[Entries with chart source code]

— BEGIN —

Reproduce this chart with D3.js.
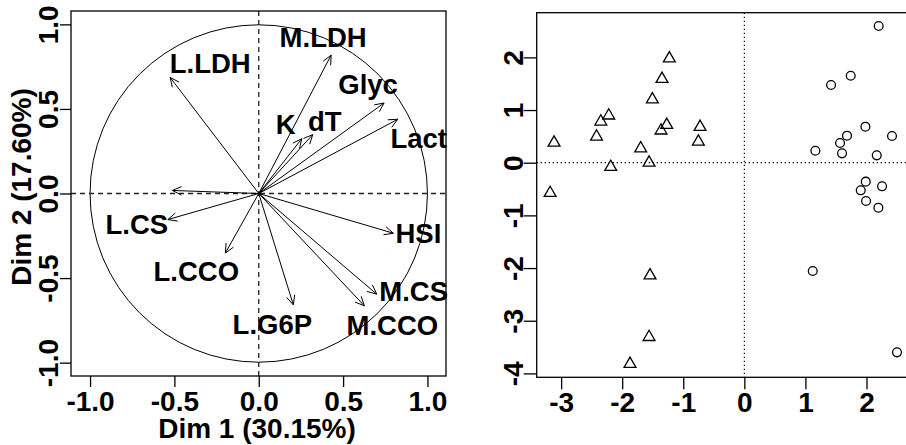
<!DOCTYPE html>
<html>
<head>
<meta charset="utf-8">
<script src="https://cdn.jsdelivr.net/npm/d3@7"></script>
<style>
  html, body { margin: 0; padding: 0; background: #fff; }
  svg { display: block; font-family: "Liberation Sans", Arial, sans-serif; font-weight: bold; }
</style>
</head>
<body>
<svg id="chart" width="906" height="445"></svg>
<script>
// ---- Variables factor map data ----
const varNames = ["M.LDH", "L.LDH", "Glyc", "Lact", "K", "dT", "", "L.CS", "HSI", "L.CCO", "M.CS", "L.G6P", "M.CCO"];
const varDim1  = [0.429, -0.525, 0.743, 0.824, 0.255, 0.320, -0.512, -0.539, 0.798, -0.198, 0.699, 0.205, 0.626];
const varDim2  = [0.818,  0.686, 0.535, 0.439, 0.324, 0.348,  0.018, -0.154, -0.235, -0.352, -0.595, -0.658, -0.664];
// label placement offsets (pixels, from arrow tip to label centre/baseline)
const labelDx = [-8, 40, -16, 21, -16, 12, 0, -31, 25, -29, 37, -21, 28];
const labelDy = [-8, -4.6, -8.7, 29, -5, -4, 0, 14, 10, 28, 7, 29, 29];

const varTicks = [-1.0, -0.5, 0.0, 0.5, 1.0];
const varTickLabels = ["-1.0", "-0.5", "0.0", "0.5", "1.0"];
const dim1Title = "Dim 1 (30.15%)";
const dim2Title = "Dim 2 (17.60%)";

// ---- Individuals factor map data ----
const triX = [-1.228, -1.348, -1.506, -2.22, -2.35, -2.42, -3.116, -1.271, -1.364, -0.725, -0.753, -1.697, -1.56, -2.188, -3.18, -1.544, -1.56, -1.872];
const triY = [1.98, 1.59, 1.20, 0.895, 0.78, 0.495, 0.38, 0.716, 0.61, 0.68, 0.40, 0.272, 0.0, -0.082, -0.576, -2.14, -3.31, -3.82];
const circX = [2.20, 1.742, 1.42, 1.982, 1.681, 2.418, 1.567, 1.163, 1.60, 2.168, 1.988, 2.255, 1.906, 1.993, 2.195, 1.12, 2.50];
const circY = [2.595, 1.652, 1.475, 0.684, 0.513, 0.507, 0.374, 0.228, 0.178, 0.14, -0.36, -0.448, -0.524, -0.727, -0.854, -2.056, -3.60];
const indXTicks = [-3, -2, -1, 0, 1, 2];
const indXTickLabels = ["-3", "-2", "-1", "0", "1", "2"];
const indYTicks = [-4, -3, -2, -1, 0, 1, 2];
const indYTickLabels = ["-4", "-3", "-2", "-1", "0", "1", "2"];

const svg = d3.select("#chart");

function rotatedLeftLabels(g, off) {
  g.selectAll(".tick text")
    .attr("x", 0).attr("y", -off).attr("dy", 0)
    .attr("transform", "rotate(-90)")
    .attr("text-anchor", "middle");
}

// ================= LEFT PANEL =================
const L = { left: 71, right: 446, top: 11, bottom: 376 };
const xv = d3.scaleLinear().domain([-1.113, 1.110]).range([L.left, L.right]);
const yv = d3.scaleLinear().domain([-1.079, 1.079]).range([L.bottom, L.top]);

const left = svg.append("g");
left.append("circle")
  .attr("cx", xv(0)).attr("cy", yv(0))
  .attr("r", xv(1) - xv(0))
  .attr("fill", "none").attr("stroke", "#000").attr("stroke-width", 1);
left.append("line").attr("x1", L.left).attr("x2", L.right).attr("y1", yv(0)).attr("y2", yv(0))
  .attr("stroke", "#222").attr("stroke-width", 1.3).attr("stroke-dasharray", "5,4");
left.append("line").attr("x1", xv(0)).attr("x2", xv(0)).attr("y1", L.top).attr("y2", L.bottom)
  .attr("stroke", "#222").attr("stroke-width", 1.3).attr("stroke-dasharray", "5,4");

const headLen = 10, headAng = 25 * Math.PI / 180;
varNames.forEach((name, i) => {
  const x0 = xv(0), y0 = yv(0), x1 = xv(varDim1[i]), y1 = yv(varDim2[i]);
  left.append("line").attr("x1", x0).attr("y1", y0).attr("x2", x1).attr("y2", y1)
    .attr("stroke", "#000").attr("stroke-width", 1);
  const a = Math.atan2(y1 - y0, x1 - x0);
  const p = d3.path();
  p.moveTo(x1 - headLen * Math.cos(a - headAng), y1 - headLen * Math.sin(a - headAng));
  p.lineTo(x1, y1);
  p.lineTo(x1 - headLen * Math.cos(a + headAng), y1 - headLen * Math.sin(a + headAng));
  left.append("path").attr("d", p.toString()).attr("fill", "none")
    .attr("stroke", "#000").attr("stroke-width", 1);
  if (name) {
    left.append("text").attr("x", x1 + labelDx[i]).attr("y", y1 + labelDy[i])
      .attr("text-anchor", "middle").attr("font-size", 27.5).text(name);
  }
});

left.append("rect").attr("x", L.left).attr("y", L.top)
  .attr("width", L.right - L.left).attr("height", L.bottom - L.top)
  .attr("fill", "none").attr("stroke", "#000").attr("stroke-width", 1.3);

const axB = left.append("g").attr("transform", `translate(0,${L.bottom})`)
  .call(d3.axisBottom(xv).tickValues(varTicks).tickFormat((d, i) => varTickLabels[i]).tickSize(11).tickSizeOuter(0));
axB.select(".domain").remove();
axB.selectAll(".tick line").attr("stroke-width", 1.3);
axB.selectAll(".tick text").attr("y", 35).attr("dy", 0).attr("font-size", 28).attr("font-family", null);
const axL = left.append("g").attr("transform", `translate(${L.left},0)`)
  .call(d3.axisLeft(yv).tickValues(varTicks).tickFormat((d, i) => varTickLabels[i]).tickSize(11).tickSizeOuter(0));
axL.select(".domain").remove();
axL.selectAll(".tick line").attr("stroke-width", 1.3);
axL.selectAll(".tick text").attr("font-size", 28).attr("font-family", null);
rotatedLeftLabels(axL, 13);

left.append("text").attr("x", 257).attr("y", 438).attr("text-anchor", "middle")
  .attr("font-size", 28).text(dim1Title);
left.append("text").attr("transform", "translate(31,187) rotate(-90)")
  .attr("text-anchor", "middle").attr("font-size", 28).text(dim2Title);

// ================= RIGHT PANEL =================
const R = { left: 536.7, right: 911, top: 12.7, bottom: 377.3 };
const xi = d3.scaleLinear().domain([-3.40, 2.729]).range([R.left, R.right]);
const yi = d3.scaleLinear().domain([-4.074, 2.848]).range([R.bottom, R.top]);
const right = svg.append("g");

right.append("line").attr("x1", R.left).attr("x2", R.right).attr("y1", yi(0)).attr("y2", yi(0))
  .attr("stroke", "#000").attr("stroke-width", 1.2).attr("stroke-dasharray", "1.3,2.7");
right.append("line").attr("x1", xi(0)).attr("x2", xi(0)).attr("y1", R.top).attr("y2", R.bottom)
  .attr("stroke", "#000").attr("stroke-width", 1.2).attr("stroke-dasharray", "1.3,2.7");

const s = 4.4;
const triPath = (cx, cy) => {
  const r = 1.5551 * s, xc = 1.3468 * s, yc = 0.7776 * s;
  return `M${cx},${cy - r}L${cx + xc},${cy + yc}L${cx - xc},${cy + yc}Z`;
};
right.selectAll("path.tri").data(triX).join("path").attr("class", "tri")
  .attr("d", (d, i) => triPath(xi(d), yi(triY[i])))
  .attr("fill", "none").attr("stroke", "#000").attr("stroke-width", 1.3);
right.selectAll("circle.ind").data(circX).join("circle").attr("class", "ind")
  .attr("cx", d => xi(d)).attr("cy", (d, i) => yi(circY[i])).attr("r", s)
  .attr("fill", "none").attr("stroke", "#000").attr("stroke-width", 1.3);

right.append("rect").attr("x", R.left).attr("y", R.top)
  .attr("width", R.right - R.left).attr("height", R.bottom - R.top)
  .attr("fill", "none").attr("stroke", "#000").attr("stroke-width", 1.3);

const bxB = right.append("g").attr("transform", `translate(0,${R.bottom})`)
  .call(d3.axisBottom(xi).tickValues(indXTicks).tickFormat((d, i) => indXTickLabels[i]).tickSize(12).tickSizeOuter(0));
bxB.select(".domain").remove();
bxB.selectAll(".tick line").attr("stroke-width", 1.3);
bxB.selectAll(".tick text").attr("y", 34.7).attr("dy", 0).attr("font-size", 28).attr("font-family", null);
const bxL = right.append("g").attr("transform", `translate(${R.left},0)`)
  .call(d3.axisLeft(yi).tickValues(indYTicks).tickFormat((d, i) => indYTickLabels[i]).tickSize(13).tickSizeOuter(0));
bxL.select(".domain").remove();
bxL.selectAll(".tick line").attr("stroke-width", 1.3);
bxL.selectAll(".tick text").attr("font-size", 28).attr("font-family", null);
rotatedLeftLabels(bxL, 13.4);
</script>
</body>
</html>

— END —
— BEGIN —

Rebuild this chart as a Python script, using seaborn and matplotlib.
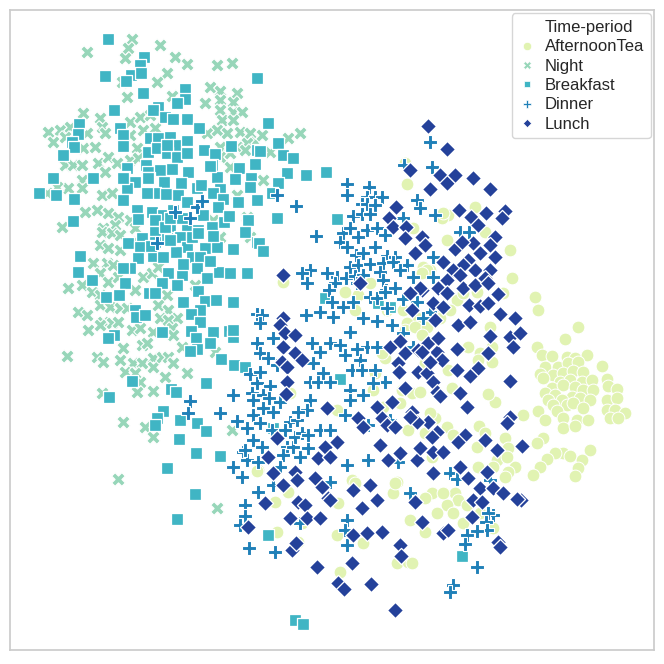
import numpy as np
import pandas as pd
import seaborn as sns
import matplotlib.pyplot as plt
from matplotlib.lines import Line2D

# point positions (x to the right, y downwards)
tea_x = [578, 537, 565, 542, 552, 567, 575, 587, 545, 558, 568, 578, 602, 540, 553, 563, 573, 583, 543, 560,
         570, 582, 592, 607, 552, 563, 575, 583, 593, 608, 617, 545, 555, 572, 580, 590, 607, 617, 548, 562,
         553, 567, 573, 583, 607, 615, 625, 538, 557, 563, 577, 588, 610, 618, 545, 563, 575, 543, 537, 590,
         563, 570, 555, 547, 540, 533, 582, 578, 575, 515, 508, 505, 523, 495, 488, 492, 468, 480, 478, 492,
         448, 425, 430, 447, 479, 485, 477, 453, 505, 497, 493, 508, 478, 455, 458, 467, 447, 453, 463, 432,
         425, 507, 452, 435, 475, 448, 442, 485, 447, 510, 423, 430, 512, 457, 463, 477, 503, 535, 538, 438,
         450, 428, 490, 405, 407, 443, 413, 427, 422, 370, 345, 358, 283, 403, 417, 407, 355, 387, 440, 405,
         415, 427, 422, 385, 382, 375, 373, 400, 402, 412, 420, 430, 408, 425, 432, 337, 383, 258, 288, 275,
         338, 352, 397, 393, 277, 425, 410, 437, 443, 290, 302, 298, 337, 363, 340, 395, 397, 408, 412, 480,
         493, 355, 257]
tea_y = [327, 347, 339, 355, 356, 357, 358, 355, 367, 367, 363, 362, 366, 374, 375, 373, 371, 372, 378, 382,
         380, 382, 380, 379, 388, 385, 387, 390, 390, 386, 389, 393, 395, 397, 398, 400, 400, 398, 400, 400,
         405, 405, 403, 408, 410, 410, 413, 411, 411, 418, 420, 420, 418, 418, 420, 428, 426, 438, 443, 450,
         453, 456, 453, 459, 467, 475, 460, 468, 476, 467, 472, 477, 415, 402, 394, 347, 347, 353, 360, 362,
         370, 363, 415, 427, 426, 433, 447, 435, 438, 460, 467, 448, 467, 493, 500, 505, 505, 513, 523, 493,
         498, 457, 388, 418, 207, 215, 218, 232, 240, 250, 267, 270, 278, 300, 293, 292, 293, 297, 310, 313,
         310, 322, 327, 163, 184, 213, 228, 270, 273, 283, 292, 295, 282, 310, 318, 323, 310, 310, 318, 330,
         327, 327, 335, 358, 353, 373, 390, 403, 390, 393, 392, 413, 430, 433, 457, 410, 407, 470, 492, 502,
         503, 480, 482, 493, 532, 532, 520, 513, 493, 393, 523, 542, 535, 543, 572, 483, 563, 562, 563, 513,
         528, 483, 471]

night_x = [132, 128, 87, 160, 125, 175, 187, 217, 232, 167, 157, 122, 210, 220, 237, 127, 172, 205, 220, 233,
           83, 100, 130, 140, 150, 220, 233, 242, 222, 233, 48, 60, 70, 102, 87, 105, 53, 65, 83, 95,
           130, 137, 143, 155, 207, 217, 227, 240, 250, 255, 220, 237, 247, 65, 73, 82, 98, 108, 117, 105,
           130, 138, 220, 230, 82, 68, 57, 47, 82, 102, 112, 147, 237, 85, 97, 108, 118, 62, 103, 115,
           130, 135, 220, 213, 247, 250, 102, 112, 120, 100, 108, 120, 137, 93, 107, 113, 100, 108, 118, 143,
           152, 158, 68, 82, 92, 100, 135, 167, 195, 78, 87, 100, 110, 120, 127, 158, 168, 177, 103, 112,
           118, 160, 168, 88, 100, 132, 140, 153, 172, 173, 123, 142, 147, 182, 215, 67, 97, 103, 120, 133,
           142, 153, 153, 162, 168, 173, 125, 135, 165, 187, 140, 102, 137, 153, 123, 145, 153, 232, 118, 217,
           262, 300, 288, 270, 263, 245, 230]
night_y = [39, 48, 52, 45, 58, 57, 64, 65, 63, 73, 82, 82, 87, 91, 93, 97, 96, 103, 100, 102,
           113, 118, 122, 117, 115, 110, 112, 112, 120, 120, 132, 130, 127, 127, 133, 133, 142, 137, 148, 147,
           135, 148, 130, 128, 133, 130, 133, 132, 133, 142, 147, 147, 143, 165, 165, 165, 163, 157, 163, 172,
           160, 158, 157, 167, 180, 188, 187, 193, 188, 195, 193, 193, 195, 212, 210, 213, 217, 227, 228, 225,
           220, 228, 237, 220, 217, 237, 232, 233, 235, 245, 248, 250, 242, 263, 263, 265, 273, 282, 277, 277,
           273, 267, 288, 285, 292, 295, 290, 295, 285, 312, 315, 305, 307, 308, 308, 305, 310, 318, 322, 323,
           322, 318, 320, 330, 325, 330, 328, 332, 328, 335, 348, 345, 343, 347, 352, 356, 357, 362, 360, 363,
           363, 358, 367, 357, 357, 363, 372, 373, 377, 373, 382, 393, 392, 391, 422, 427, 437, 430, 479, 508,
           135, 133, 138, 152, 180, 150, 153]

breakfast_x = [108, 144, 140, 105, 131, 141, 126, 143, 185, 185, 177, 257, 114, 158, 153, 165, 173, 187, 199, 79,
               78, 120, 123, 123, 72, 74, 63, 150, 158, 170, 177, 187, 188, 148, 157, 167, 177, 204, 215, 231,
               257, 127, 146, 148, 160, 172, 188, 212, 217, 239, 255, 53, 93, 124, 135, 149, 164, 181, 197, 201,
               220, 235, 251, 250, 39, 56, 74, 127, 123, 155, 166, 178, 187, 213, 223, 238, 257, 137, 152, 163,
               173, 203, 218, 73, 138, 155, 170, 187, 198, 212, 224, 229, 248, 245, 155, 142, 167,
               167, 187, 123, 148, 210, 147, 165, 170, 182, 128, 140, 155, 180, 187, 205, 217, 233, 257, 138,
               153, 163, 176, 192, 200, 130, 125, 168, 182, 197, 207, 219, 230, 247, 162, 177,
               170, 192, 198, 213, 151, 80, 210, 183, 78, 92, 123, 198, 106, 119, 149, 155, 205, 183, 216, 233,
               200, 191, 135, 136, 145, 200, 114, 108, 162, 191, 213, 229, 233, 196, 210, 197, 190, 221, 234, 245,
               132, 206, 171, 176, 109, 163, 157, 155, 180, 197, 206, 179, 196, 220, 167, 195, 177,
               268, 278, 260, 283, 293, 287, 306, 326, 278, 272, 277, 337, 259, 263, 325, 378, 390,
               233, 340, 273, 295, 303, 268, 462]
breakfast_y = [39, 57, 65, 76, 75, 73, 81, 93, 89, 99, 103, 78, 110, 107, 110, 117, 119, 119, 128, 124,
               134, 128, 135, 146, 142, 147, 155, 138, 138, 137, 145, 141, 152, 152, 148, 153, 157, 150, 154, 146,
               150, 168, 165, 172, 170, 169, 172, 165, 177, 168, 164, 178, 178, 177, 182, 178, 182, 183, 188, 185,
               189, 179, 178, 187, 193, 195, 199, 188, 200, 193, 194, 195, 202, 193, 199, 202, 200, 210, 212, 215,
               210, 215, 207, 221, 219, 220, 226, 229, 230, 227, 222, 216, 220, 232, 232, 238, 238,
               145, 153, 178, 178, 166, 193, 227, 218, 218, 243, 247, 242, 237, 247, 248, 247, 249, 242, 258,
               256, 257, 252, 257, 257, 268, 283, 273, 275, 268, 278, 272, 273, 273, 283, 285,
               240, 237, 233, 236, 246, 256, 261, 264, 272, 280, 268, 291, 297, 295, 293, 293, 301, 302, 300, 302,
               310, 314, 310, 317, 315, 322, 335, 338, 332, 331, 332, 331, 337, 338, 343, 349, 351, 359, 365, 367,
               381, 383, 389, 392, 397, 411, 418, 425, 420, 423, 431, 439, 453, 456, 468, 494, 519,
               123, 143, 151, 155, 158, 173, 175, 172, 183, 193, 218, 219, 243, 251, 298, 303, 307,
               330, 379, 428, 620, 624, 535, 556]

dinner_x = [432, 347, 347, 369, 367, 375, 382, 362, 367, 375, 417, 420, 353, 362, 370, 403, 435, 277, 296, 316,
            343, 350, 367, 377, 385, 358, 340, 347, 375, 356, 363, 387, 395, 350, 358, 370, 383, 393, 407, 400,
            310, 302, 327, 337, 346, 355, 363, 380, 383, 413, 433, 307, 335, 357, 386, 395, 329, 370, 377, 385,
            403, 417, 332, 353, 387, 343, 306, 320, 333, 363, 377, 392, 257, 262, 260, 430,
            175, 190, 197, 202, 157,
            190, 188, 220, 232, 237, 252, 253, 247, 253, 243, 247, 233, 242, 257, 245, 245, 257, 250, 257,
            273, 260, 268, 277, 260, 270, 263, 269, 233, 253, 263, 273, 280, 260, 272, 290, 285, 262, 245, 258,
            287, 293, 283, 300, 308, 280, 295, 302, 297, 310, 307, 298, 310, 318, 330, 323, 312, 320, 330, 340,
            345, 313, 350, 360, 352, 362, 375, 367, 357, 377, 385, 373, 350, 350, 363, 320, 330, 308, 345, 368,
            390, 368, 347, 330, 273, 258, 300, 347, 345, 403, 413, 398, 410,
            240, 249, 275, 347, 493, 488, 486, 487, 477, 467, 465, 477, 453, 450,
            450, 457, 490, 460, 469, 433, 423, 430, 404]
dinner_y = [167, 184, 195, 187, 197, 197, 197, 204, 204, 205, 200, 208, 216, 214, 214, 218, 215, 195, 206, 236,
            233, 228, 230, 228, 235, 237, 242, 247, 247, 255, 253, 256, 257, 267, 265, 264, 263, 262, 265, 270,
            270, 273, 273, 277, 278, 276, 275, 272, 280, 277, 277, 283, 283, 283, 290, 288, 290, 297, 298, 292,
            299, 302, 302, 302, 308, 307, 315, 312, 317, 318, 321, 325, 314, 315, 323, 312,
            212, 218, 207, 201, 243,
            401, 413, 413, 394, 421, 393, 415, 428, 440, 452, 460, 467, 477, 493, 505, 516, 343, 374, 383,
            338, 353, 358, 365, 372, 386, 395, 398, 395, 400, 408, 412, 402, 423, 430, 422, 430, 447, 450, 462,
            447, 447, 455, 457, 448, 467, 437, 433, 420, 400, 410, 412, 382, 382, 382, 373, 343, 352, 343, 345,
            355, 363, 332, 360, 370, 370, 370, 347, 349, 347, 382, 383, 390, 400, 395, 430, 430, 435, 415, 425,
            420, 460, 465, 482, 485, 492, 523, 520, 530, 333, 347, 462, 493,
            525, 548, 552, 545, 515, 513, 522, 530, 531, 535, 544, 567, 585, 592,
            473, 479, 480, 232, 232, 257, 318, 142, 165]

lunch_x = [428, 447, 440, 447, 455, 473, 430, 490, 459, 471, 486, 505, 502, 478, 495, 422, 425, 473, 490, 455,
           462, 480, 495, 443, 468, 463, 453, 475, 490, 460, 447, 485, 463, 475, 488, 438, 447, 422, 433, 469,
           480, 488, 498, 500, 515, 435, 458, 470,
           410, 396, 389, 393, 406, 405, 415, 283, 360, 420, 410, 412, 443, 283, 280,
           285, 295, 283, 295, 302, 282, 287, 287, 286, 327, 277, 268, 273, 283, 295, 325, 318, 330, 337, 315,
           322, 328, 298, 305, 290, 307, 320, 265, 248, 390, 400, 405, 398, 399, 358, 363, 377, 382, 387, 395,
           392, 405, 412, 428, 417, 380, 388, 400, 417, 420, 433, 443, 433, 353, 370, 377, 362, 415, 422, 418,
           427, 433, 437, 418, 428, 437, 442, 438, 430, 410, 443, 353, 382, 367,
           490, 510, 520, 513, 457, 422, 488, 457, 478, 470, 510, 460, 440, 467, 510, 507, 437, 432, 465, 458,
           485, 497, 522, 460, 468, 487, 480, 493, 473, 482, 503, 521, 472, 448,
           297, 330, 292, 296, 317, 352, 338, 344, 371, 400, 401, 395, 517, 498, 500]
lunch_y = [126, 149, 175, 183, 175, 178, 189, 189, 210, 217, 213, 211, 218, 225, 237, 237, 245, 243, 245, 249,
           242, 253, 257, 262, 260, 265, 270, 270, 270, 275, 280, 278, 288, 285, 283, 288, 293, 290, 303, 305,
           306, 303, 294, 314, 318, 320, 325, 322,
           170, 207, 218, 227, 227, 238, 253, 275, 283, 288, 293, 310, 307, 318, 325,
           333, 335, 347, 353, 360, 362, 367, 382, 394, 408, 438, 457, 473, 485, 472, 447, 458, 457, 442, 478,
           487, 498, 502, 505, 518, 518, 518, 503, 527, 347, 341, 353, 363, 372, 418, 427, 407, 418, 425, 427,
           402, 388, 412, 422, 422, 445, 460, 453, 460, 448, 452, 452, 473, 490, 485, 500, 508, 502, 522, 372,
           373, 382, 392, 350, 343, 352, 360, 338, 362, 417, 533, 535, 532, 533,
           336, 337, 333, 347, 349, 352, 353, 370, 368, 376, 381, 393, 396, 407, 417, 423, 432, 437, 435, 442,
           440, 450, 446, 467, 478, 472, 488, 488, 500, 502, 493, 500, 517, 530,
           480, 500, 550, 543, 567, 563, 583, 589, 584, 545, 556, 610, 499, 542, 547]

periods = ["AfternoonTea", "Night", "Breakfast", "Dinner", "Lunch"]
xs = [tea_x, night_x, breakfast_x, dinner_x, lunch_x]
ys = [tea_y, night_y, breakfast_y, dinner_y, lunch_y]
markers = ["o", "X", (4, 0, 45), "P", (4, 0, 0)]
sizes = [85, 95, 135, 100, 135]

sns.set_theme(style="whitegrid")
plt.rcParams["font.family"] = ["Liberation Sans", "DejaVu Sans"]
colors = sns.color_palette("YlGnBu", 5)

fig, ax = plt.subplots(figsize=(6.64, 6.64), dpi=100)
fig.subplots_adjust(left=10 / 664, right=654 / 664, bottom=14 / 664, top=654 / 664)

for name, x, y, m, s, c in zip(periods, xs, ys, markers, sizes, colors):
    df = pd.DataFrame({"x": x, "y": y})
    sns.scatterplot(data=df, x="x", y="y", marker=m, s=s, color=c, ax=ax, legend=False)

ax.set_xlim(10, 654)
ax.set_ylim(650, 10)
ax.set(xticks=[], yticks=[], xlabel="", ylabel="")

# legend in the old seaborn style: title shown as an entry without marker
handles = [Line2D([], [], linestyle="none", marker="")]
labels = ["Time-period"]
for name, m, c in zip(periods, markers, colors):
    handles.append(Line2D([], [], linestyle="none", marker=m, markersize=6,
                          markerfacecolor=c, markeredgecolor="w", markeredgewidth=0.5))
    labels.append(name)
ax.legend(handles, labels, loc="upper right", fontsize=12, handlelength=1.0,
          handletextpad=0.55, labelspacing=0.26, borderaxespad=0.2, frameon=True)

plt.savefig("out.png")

— END —

PROBLEM REQUIREMENTS:
Reproduce exactly the section that begins with the line containing "Rebuild this chart" and ends with the line containing "528, 483, 471]". Both boundary lines belong in the copy, but pictures do not.

EXERCISE RESULT:
Rebuild this chart as a Python script, using seaborn and matplotlib.
import numpy as np
import pandas as pd
import seaborn as sns
import matplotlib.pyplot as plt
from matplotlib.lines import Line2D

# point positions (x to the right, y downwards)
tea_x = [578, 537, 565, 542, 552, 567, 575, 587, 545, 558, 568, 578, 602, 540, 553, 563, 573, 583, 543, 560,
         570, 582, 592, 607, 552, 563, 575, 583, 593, 608, 617, 545, 555, 572, 580, 590, 607, 617, 548, 562,
         553, 567, 573, 583, 607, 615, 625, 538, 557, 563, 577, 588, 610, 618, 545, 563, 575, 543, 537, 590,
         563, 570, 555, 547, 540, 533, 582, 578, 575, 515, 508, 505, 523, 495, 488, 492, 468, 480, 478, 492,
         448, 425, 430, 447, 479, 485, 477, 453, 505, 497, 493, 508, 478, 455, 458, 467, 447, 453, 463, 432,
         425, 507, 452, 435, 475, 448, 442, 485, 447, 510, 423, 430, 512, 457, 463, 477, 503, 535, 538, 438,
         450, 428, 490, 405, 407, 443, 413, 427, 422, 370, 345, 358, 283, 403, 417, 407, 355, 387, 440, 405,
         415, 427, 422, 385, 382, 375, 373, 400, 402, 412, 420, 430, 408, 425, 432, 337, 383, 258, 288, 275,
         338, 352, 397, 393, 277, 425, 410, 437, 443, 290, 302, 298, 337, 363, 340, 395, 397, 408, 412, 480,
         493, 355, 257]
tea_y = [327, 347, 339, 355, 356, 357, 358, 355, 367, 367, 363, 362, 366, 374, 375, 373, 371, 372, 378, 382,
         380, 382, 380, 379, 388, 385, 387, 390, 390, 386, 389, 393, 395, 397, 398, 400, 400, 398, 400, 400,
         405, 405, 403, 408, 410, 410, 413, 411, 411, 418, 420, 420, 418, 418, 420, 428, 426, 438, 443, 450,
         453, 456, 453, 459, 467, 475, 460, 468, 476, 467, 472, 477, 415, 402, 394, 347, 347, 353, 360, 362,
         370, 363, 415, 427, 426, 433, 447, 435, 438, 460, 467, 448, 467, 493, 500, 505, 505, 513, 523, 493,
         498, 457, 388, 418, 207, 215, 218, 232, 240, 250, 267, 270, 278, 300, 293, 292, 293, 297, 310, 313,
         310, 322, 327, 163, 184, 213, 228, 270, 273, 283, 292, 295, 282, 310, 318, 323, 310, 310, 318, 330,
         327, 327, 335, 358, 353, 373, 390, 403, 390, 393, 392, 413, 430, 433, 457, 410, 407, 470, 492, 502,
         503, 480, 482, 493, 532, 532, 520, 513, 493, 393, 523, 542, 535, 543, 572, 483, 563, 562, 563, 513,
         528, 483, 471]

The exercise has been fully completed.